Maria’s daughter Pamela says that while her mother was in prison, her father reassured her and her sister Andrea that their mother had been posted to boarding school out of town and that she would come home eventually.
“From dad’s perspective, his wife went to work one day and didn’t come home. But he made up this story about where she was to calm us. It is interesting to see some of the things people will do to protect children,” Pamela said.
“Once when we visited mum at the prison, she had convinced some of the other younger women who were locked up with her to pretend that they were her students,” she said.
After a month in prison, Maria was released.
“I went back to work and continued to get my salary but I had to report to the navy headquarters once a week. It was a very bad time for all of us,” she said.
Having been a political prisoner, Maria and Sergio made fresh application with the Australian embassy in Santiago and this time they were accepted. In March 1976, the Rodriguez family arrived in Australia.
“It was a very good feeling. We were not scared anymore and the girls were at school and we could see they could have bright futures here,” Maria said.
The family lived with friends for a month before moving into a flat in Balaclava. They arrived on a Saturday and the following Monday Sergio was working at the Ford factory in Broadmeadows.
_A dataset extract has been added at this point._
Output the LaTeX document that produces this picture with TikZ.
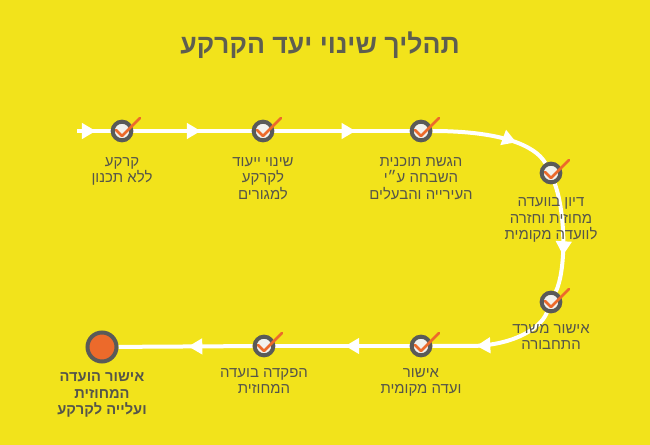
\documentclass[tikz,border=0pt]{standalone}
\usepackage{fontspec}
\setmainfont{Liberation Sans}
\newfontfamily\hebfont[Script=Hebrew]{Liberation Sans}
\TeXXeTstate=1
\usetikzlibrary{arrows.meta,positioning,decorations.markings,backgrounds}
\definecolor{bgyellow}{HTML}{F2E31B}
\definecolor{ringgray}{HTML}{5A5A58}
\definecolor{innergray}{HTML}{F2F2EE}
\definecolor{orangefill}{HTML}{EC6A2B}
\definecolor{txtgray}{HTML}{55554A}
\definecolor{titlegray}{HTML}{5E5E50}
\newcommand\drawcheck[1]{\draw[chk] ([shift={(-6,-1)}]#1.center) -- ++(6,6) -- ++(18,-18);}

\begin{document}
\begin{tikzpicture}[x=0.75pt,y=-0.75pt,
  trail/.style={draw=white,line width=3pt},
  arrowat/.style={postaction={decorate,decoration={markings,
      mark=at position #1 with {\arrow[white]{Triangle[length=10.5pt,width=11.5pt]}}}}},
  stop/.style={circle,draw=ringgray,line width=3pt,fill=innergray,minimum size=14pt,inner sep=0pt},
  final/.style={stop,fill=orangefill,minimum size=21.75pt},
  lbl/.style={font=\hebfont\fontsize{11.2}{12.4}\selectfont,text=txtgray,align=center,inner sep=0pt},
  chk/.style={draw=orangefill,line width=2pt,line cap=round,line join=round}]
\useasboundingbox (0,0) rectangle (650,445);
% title
\node[font=\hebfont\bfseries\fontsize{20}{24}\selectfont,text=titlegray] (title) at (320,45)
  {\beginR תהליך שינוי יעד הקרקע\endR};
% ---------- stations ----------
\coordinate (s0) at (77,131);
\node[stop] (n1) at (122,131) {};
\node[stop] (n2) at (263,131) {};
\node[stop] (n3) at (421,131) {};
\node[stop] (n4) at (551,173) {};
\node[stop] (n5) at (551,302) {};
\node[stop] (n6) at (421,346) {};
\node[stop] (n7) at (264,346) {};
\node[final] (n8) at (102,347) {};
\foreach \n in {n1,n2,n3,n4,n5,n6,n7}{ \drawcheck{\n} }
% ---------- the route ----------
\begin{pgfonlayer}{background}
  \fill[bgyellow] (0,0) rectangle (650,445);
  \draw[trail,arrowat=0.56] (s0) -- (n1);
  \draw[trail,arrowat=0.57] (n1) -- (n2);
  \draw[trail,arrowat=0.6] (n2) -- (n3);
  \draw[trail,arrowat=0.7] (n3) .. controls (500,131) and (535,145) .. (n4);
  \draw[trail,arrowat=0.66] (n4) .. controls (566,215) and (566,270) .. (n5);
  \draw[trail,arrowat=0.65] (n5) .. controls (540,330) and (510,346) .. (470,346) -- (n6);
  \draw[trail,arrowat=0.48] (n6) -- (n7);
  \draw[trail,arrowat=0.48] (n7) -- (n8);
\end{pgfonlayer}
% ---------- labels ----------
\node[lbl,below=11pt of n1] (t1) {\beginR קרקע\endR\\\beginR ללא תכנון\endR};
\node[lbl,below=11pt of n2] (t2) {\beginR שינוי ייעוד\endR\\\beginR לקרקע\endR\\\beginR למגורים\endR};
\node[lbl,below=11pt of n3] (t3) {\beginR הגשת תוכנית\endR\\\beginR השבחה ע״י\endR\\\beginR העירייה והבעלים\endR};
\node[lbl,below=10pt of n4] (t4) {\beginR דיון בוועדה\endR\\\beginR מחוזית וחזרה\endR\\\beginR לוועדה מקומית\endR};
\node[lbl,below=8pt of n5] (t5) {\beginR אישור משרד\endR\\\beginR התחבורה\endR};
\node[lbl,below=8pt of n6] (t6) {\beginR אישור\endR\\\beginR ועדה מקומית\endR};
\node[lbl,below=8pt of n7] (t7) {\beginR הפקדה בועדה\endR\\\beginR המחוזית\endR};
\node[lbl,font=\hebfont\bfseries\fontsize{11}{12.2}\selectfont,below=7pt of n8] (t8)
  {\beginR אישור הועדה\endR\\\beginR המחוזית\endR\\\beginR ועלייה לקרקע\endR};
\end{tikzpicture}
\end{document}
He worked in a series of factory jobs before finally landing a role commensurate with his experience at the State Electricity Commission. Sergio died in 2007.
Maria worked the afternoon shift at Westpac in the city for 15 years doing data processing.
“Mum would start work at 1 pm and come home at nine so we didn’t see much of her during the week. She would pre-cook a meal and we would come home and have dinner with dad,” Pamela said.
Both daughters went to university and built successful lives for themselves; Pamela studied social work and Andrea, teaching.
“Coming here was good for our kids and for us. Ordinary people were very friendly and helpful.
“We found peace and tranquillity and here there was no persecution,” Maria said.